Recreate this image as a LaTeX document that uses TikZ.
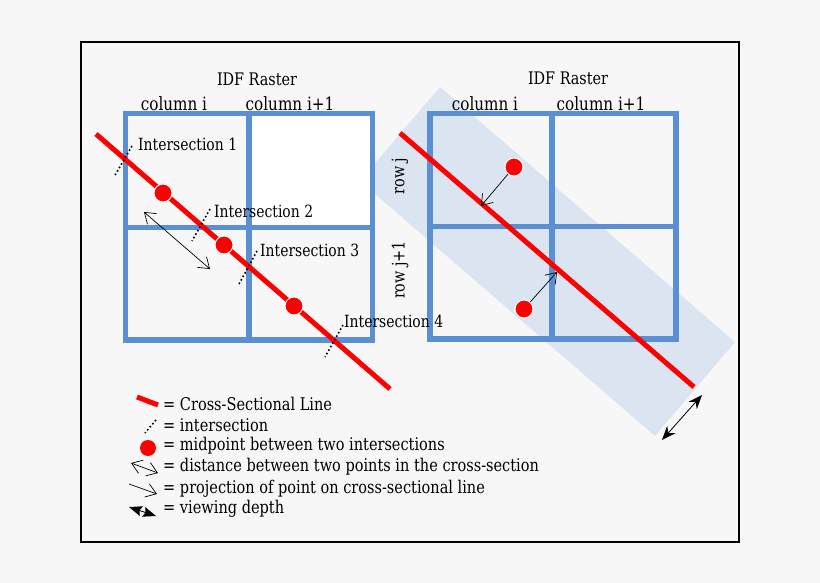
\documentclass[tikz,border=0pt]{standalone}
\usepackage{fontspec}
\setmainfont{DejaVu Serif}[FakeStretch=0.83]
\usetikzlibrary{arrows.meta, positioning}
\definecolor{pagegrey}{HTML}{F7F7F7}
\definecolor{gridblue}{HTML}{5B8FD4}
\definecolor{bandblue}{HTML}{DBE5F2}
\tikzset{
  gridline/.style={draw=gridblue, line width=5.4pt},
  crossline/.style={draw=red, line width=5pt},
  isectline/.style={draw=black, line width=1.6pt, dash pattern=on 1.6pt off 2.4pt},
  midpt/.style={circle, fill=red, draw=white, line width=1pt, minimum size=18pt, inner sep=0pt},
  distarrow/.style={draw=black, line width=0.7pt, {Straight Barb[length=10pt,width=14pt]}-{Straight Barb[length=10pt,width=14pt]}},
  projarrow/.style={draw=black, line width=0.7pt, -{Straight Barb[length=10pt,width=14pt]}},
  deptharrow/.style={draw=black, line width=0.8pt, {Stealth[length=14pt,width=11pt]}-{Stealth[length=14pt,width=11pt]}},
  keydepth/.style={draw=black, line width=0.8pt, {Stealth[length=13pt,width=10pt,inset=2pt]}-{Stealth[length=13pt,width=10pt,inset=2pt]}},
  lbl/.style={font=\fontsize{17.3}{20}\selectfont, inner sep=0pt, text=black},
  collbl/.style={font=\fontsize{18.3}{20}\selectfont, inner sep=0pt, text=black},
  smalllbl/.style={font=\fontsize{16.8}{20}\selectfont, inner sep=0pt, anchor=west, text=black},
  legendlbl/.style={font=\fontsize{17.5}{20}\selectfont, inner sep=0pt, anchor=west, text=black},
}
\begin{document}
\begin{tikzpicture}[x=1pt, y=-1pt]
\useasboundingbox (0,0) rectangle (820,583);
\fill[pagegrey] (0,0) rectangle (820,583);
\draw[black, line width=2pt] (81,42) rectangle (739,542);

% band and white cell
\fill[bandblue] (440,87) -- (735,342) -- (655,436) -- (360,181) -- cycle;
\fill[white] (249,113) rectangle (373,227);

% left raster
\draw[gridline] (125.5,113.5) rectangle (372.5,340);
\draw[gridline] (249,113) -- (249,340);
\draw[gridline] (126,227.5) -- (373,227.5);
\node[lbl] (rasterl) at (257,79) {IDF Raster};
\node[collbl] (coliL) at (174,104) {column i};
\node[collbl] (coljL) at (290,104) {column i+1};

% right raster
\draw[gridline] (430,113.5) rectangle (676,339);
\draw[gridline] (552,113) -- (552,339);
\draw[gridline] (430,226.5) -- (676,226.5);
\node[lbl] (rasterr) at (568,78) {IDF Raster};
\node[collbl] (coliR) at (485,104) {column i};
\node[collbl] (coljR) at (601,104) {column i+1};
\node[lbl, rotate=90] (rowj) at (400,176) {row j};
\node[lbl, rotate=90] (rowjj) at (400,270) {row j+1};

% cross-sections
\coordinate (lineLa) at (96,134);
\coordinate (lineLb) at (390,389);
\coordinate (lineRa) at (400,133);
\coordinate (lineRb) at (694,387);
\draw[crossline] (lineLa) -- (lineLb);
\draw[crossline] (lineRa) -- (lineRb);

% intersections
\foreach \n/\xa/\ya/\xb/\yb in {1/132/146/114/177, 2/210/209/192/241, 3/257/251/239/284, 4/343/325/325/357} {
  \coordinate (isa\n) at (\xa,\ya);
  \coordinate (isb\n) at (\xb,\yb);
  \draw[isectline] (isa\n) -- (isb\n);
}
\node[smalllbl] (is1) at (138,144) {Intersection 1};
\node[smalllbl] (is2) at (214,211) {Intersection 2};
\node[smalllbl] (is3) at (260,250) {Intersection 3};
\node[smalllbl] (is4) at (344,321) {Intersection 4};

% midpoints
\node[midpt] (mid1) at (163,193) {};
\node[midpt] (mid2) at (224,245) {};
\node[midpt] (mid3) at (294,306) {};
\node[midpt] (ptA) at (514,167) {};
\node[midpt] (ptB) at (524,309) {};

% arrows
\coordinate (dista) at (144,212);
\coordinate (distb) at (210,269);
\draw[distarrow] (dista) -- (distb);
\coordinate (projA) at (481,206);
\coordinate (projB) at (557,272);
\draw[projarrow] (ptA) -- (projA);
\draw[projarrow] (ptB) -- (projB);
\coordinate (deptha) at (702,395);
\coordinate (depthb) at (662,440);
\draw[deptharrow] (deptha) -- (depthb);

% legend
\coordinate (keyLa) at (137,397);
\coordinate (keyLb) at (158,405);
\draw[crossline] (keyLa) -- (keyLb);
\coordinate (keyIa) at (156,420);
\coordinate (keyIb) at (145,433);
\draw[isectline] (keyIa) -- (keyIb);
\node[midpt, draw=none, minimum size=16pt] (keyM) at (148,448) {};
\coordinate (keyDa) at (131,463);
\coordinate (keyDb) at (158,473);
\draw[distarrow] (keyDa) -- (keyDb);
\coordinate (keyPa) at (129,484);
\coordinate (keyPb) at (157,494);
\draw[projarrow] (keyPa) -- (keyPb);
\coordinate (keyVa) at (129,507);
\coordinate (keyVb) at (156,516);
\draw[keydepth] (keyVa) -- (keyVb);

\node[legendlbl] (t1) at (163,404) {= Cross-Sectional Line};
\node[legendlbl] (t2) at (163,425) {= intersection};
\node[legendlbl] (t3) at (163,446) {= midpoint between two intersections};
\node[legendlbl] (t4) at (163,467) {= distance between two points in the cross-section};
\node[legendlbl] (t5) at (163,488.5) {= projection of point on cross-sectional line};
\node[legendlbl] (t6) at (163,508.5) {= viewing depth};
\end{tikzpicture}
\end{document}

Goal of the exercise
Without the pictures, write out all of the material exactly.

Worked solution
Recreate this image as a LaTeX document that uses TikZ.
\documentclass[tikz,border=0pt]{standalone}
\usepackage{fontspec}
\setmainfont{DejaVu Serif}[FakeStretch=0.83]
\usetikzlibrary{arrows.meta, positioning}
\definecolor{pagegrey}{HTML}{F7F7F7}
\definecolor{gridblue}{HTML}{5B8FD4}
\definecolor{bandblue}{HTML}{DBE5F2}
\tikzset{
  gridline/.style={draw=gridblue, line width=5.4pt},
  crossline/.style={draw=red, line width=5pt},
  isectline/.style={draw=black, line width=1.6pt, dash pattern=on 1.6pt off 2.4pt},
  midpt/.style={circle, fill=red, draw=white, line width=1pt, minimum size=18pt, inner sep=0pt},
  distarrow/.style={draw=black, line width=0.7pt, {Straight Barb[length=10pt,width=14pt]}-{Straight Barb[length=10pt,width=14pt]}},
  projarrow/.style={draw=black, line width=0.7pt, -{Straight Barb[length=10pt,width=14pt]}},
  deptharrow/.style={draw=black, line width=0.8pt, {Stealth[length=14pt,width=11pt]}-{Stealth[length=14pt,width=11pt]}},
  keydepth/.style={draw=black, line width=0.8pt, {Stealth[length=13pt,width=10pt,inset=2pt]}-{Stealth[length=13pt,width=10pt,inset=2pt]}},
  lbl/.style={font=\fontsize{17.3}{20}\selectfont, inner sep=0pt, text=black},
  collbl/.style={font=\fontsize{18.3}{20}\selectfont, inner sep=0pt, text=black},
  smalllbl/.style={font=\fontsize{16.8}{20}\selectfont, inner sep=0pt, anchor=west, text=black},
  legendlbl/.style={font=\fontsize{17.5}{20}\selectfont, inner sep=0pt, anchor=west, text=black},
}
\begin{document}
\begin{tikzpicture}[x=1pt, y=-1pt]
\useasboundingbox (0,0) rectangle (820,583);
\fill[pagegrey] (0,0) rectangle (820,583);
\draw[black, line width=2pt] (81,42) rectangle (739,542);

% band and white cell
\fill[bandblue] (440,87) -- (735,342) -- (655,436) -- (360,181) -- cycle;
\fill[white] (249,113) rectangle (373,227);

% left raster
\draw[gridline] (125.5,113.5) rectangle (372.5,340);
\draw[gridline] (249,113) -- (249,340);
\draw[gridline] (126,227.5) -- (373,227.5);
\node[lbl] (rasterl) at (257,79) {IDF Raster};
\node[collbl] (coliL) at (174,104) {column i};
\node[collbl] (coljL) at (290,104) {column i+1};

% right raster
\draw[gridline] (430,113.5) rectangle (676,339);
\draw[gridline] (552,113) -- (552,339);
\draw[gridline] (430,226.5) -- (676,226.5);
\node[lbl] (rasterr) at (568,78) {IDF Raster};
\node[collbl] (coliR) at (485,104) {column i};
\node[collbl] (coljR) at (601,104) {column i+1};
\node[lbl, rotate=90] (rowj) at (400,176) {row j};
\node[lbl, rotate=90] (rowjj) at (400,270) {row j+1};

% cross-sections
\coordinate (lineLa) at (96,134);
\coordinate (lineLb) at (390,389);
\coordinate (lineRa) at (400,133);
\coordinate (lineRb) at (694,387);
\draw[crossline] (lineLa) -- (lineLb);
\draw[crossline] (lineRa) -- (lineRb);

% intersections
\foreach \n/\xa/\ya/\xb/\yb in {1/132/146/114/177, 2/210/209/192/241, 3/257/251/239/284, 4/343/325/325/357} {
  \coordinate (isa\n) at (\xa,\ya);
  \coordinate (isb\n) at (\xb,\yb);
  \draw[isectline] (isa\n) -- (isb\n);
}
\node[smalllbl] (is1) at (138,144) {Intersection 1};
\node[smalllbl] (is2) at (214,211) {Intersection 2};
\node[smalllbl] (is3) at (260,250) {Intersection 3};
\node[smalllbl] (is4) at (344,321) {Intersection 4};

% midpoints
\node[midpt] (mid1) at (163,193) {};
\node[midpt] (mid2) at (224,245) {};
\node[midpt] (mid3) at (294,306) {};
\node[midpt] (ptA) at (514,167) {};
\node[midpt] (ptB) at (524,309) {};

% arrows
\coordinate (dista) at (144,212);
\coordinate (distb) at (210,269);
\draw[distarrow] (dista) -- (distb);
\coordinate (projA) at (481,206);
\coordinate (projB) at (557,272);
\draw[projarrow] (ptA) -- (projA);
\draw[projarrow] (ptB) -- (projB);
\coordinate (deptha) at (702,395);
\coordinate (depthb) at (662,440);
\draw[deptharrow] (deptha) -- (depthb);

% legend
\coordinate (keyLa) at (137,397);
\coordinate (keyLb) at (158,405);
\draw[crossline] (keyLa) -- (keyLb);
\coordinate (keyIa) at (156,420);
\coordinate (keyIb) at (145,433);
\draw[isectline] (keyIa) -- (keyIb);
\node[midpt, draw=none, minimum size=16pt] (keyM) at (148,448) {};
\coordinate (keyDa) at (131,463);
\coordinate (keyDb) at (158,473);
\draw[distarrow] (keyDa) -- (keyDb);
\coordinate (keyPa) at (129,484);
\coordinate (keyPb) at (157,494);
\draw[projarrow] (keyPa) -- (keyPb);
\coordinate (keyVa) at (129,507);
\coordinate (keyVb) at (156,516);
\draw[keydepth] (keyVa) -- (keyVb);

\node[legendlbl] (t1) at (163,404) {= Cross-Sectional Line};
\node[legendlbl] (t2) at (163,425) {= intersection};
\node[legendlbl] (t3) at (163,446) {= midpoint between two intersections};
\node[legendlbl] (t4) at (163,467) {= distance between two points in the cross-section};
\node[legendlbl] (t5) at (163,488.5) {= projection of point on cross-sectional line};
\node[legendlbl] (t6) at (163,508.5) {= viewing depth};
\end{tikzpicture}
\end{document}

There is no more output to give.